◆ Goal of the exercise ◆
Omit the pictures and print exactly the lines of the listing below, starting at the first and ending at the line containing "plt.rcParams['font.family'] = ['Liberation".

=====

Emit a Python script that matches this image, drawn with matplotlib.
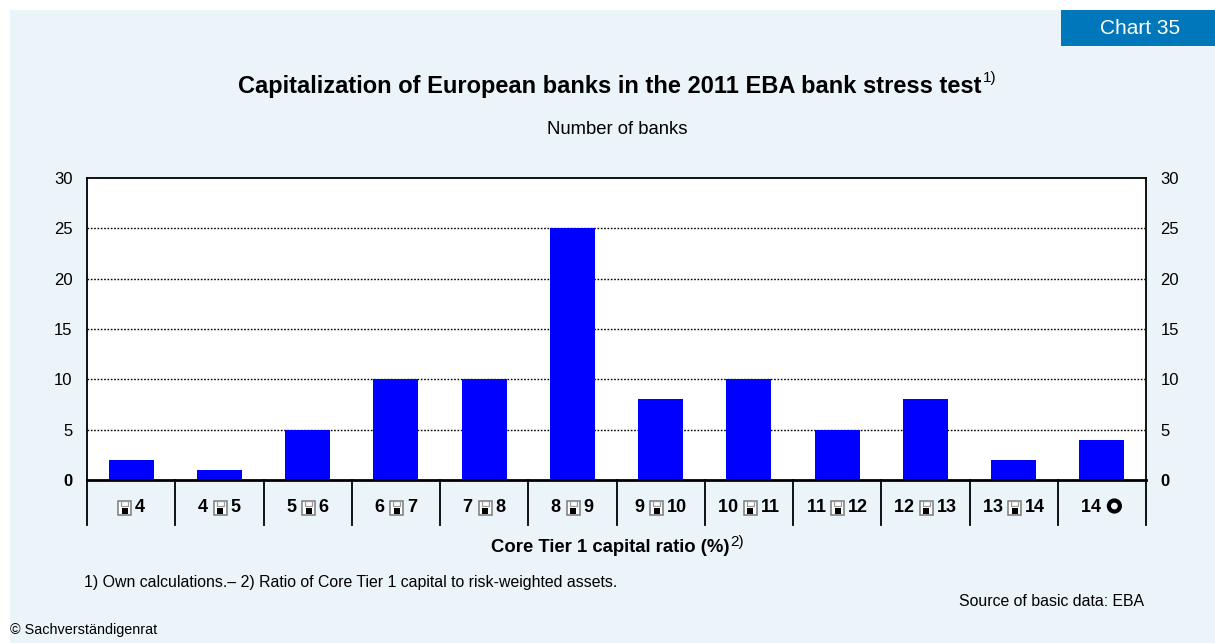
import matplotlib
matplotlib.use("Agg")
import matplotlib.pyplot as plt
from matplotlib.patches import Rectangle, Circle
import matplotlib.transforms as mtransforms

plt.rcParams['font.family'] = ['Liberation Sans', 'DejaVu Sans']

# label parts: text left of the symbol, symbol, text right of the symbol
# ('floppy' = the glyph the reference shows in place of "<", 'ring' = heavy circle)
left_parts = ['', '4 ', '5 ', '6 ', '7 ', '8 ', '9 ', '10 ', '11 ', '12 ', '13 ', '14 ']
symbols = ['floppy'] * 11 + ['ring']
right_parts = ['4', '5', '6', '7', '8', '9', '10', '11', '12', '13', '14', '']
banks = [2, 1, 5, 10, 10, 25, 8, 10, 5, 8, 2, 4]
yticks = [0, 5, 10, 15, 20, 25, 30]

W, H = 1215, 643
bg = '#EBF4F8'
fig = plt.figure(figsize=(W / 100, H / 100), dpi=100, facecolor='white')
fig.patches.append(Rectangle((10 / W, 0), 1 - 10 / W, 1 - 10 / H,
                             transform=fig.transFigure, facecolor=bg, edgecolor='none', zorder=-10))
fig.patches.append(Rectangle((1061 / W, 1 - 46 / H), 154 / W, 36 / H,
                             transform=fig.transFigure, facecolor='#0077BB', edgecolor='none', zorder=-5))
fig.text(1140 / W, 1 - 28 / H, 'Chart 35', color='white', fontsize=15, ha='center', va='center')

ax = fig.add_axes([87 / W, 1 - 480 / H, (1146 - 87) / W, (480 - 178) / H])
ax.set_facecolor('white')
x = list(range(len(banks)))
ax.bar(x, banks, width=0.51, color='#0000FF', zorder=3)
ax.set_xlim(-0.5, len(banks) - 0.5)
ax.set_ylim(0, 30)
ax.set_yticks(yticks)
for y in yticks[1:-1]:
    ax.axhline(y, color='black', linestyle=(0, (1.2, 1.2)), linewidth=1.0, zorder=1)
for s in ax.spines.values():
    s.set_linewidth(1.3)
ax.spines['bottom'].set_linewidth(2)
ax.spines['bottom'].set_zorder(4)

ax.tick_params(axis='y', which='both', left=False, right=False, labelleft=True, labelright=True,
               labelsize=12, pad=7)
ax.yaxis.get_major_ticks()[0].label1.set_fontweight('bold')
ax.yaxis.get_major_ticks()[0].label2.set_fontweight('bold')
ax.set_xticks([])

# separators below the axis
trans = mtransforms.blended_transform_factory(ax.transData, ax.transAxes)
for xs in [i - 0.5 for i in range(len(banks) + 1)]:
    ax.plot([xs, xs], [0, -45 / 302], color='black', linewidth=1.3, transform=trans, clip_on=False)

# category labels: text pieces plus drawn symbols, laid out in pixels
renderer = fig.canvas.get_renderer()
pix = mtransforms.IdentityTransform()
lab_fs = 13
lab_y = H - 507


def text_width(s):
    if not s:
        return 0.0
    t = fig.text(0, 0, s, fontsize=lab_fs, fontweight='bold')
    w = t.get_window_extent(renderer).width
    t.remove()
    return w


for i in x:
    cx = ax.transData.transform((i, 0))[0]
    wl = text_width(left_parts[i])
    wr = text_width(right_parts[i])
    sym_w = 14 if symbols[i] == 'floppy' else 16
    gap = 3 if right_parts[i] else 0
    total = wl + sym_w + gap + wr
    x0 = cx - total / 2
    if left_parts[i]:
        fig.text(x0, lab_y, left_parts[i], fontsize=lab_fs, fontweight='bold',
                 ha='left', va='center', transform=pix)
    sx = x0 + wl
    if symbols[i] == 'floppy':
        fig.patches.append(Rectangle((sx + 0.5, lab_y - 7.5), 13, 14, transform=pix,
                                     facecolor='white', edgecolor='#7a7a7a', linewidth=1.1))
        fig.patches.append(Rectangle((sx + 3.5, lab_y + 1), 7, 5, transform=pix,
                                     facecolor='none', edgecolor='#9a9a9a', linewidth=0.9))
        fig.patches.append(Rectangle((sx + 4, lab_y - 7), 6, 6, transform=pix,
                                     facecolor='black', edgecolor='none'))
    else:
        fig.patches.append(Circle((sx + 8, lab_y + 1), 5.5, transform=pix,
                                  facecolor='none', edgecolor='black', linewidth=3.0))
    if right_parts[i]:
        fig.text(sx + sym_w + gap, lab_y, right_parts[i], fontsize=lab_fs, fontweight='bold',
                 ha='left', va='center', transform=pix)


def text_with_sup(xc, y, main, sup, fs, weight, sup_fs):
    t = fig.text(0, 0, main, fontsize=fs, fontweight=weight)
    wm = t.get_window_extent(renderer).width
    t.remove()
    s = fig.text(0, 0, sup, fontsize=sup_fs)
    ws = s.get_window_extent(renderer).width
    s.remove()
    x0 = xc - (wm + ws) / 2
    fig.text(x0, y, main, fontsize=fs, fontweight=weight, ha='left', va='center', transform=pix)
    fig.text(x0 + wm + 1, y + fs * 0.45, sup, fontsize=sup_fs, ha='left', va='center', transform=pix)


text_with_sup(617, H - 86, 'Capitalization of European banks in the 2011 EBA bank stress test', '1)',
              17, 'bold', 11)
fig.text(617 / W, 1 - 130 / H, 'Number of banks', fontsize=13.3, ha='center', va='center')
text_with_sup(617, H - 548, 'Core Tier 1 capital ratio (%)', '2)', 13.3, 'bold', 11)
fig.text(84 / W, 1 - 583 / H, '1) Own calculations.\u2013 2) Ratio of Core Tier 1 capital to risk-weighted assets.',
         fontsize=11.4, ha='left', va='center')
fig.text(1144 / W, 1 - 602 / H, 'Source of basic data: EBA', fontsize=11.4, ha='right', va='center')
fig.text(10 / W, 1 - 630 / H, '\u00a9 Sachverst\u00e4ndigenrat', fontsize=10.4, ha='left', va='center')

fig.savefig('out.png', dpi=100, facecolor=fig.get_facecolor())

=====

◆ Solved problem ◆
Emit a Python script that matches this image, drawn with matplotlib.
import matplotlib
matplotlib.use("Agg")
import matplotlib.pyplot as plt
from matplotlib.patches import Rectangle, Circle
import matplotlib.transforms as mtransforms

plt.rcParams['font.family'] = ['Liberation Sans', 'DejaVu Sans']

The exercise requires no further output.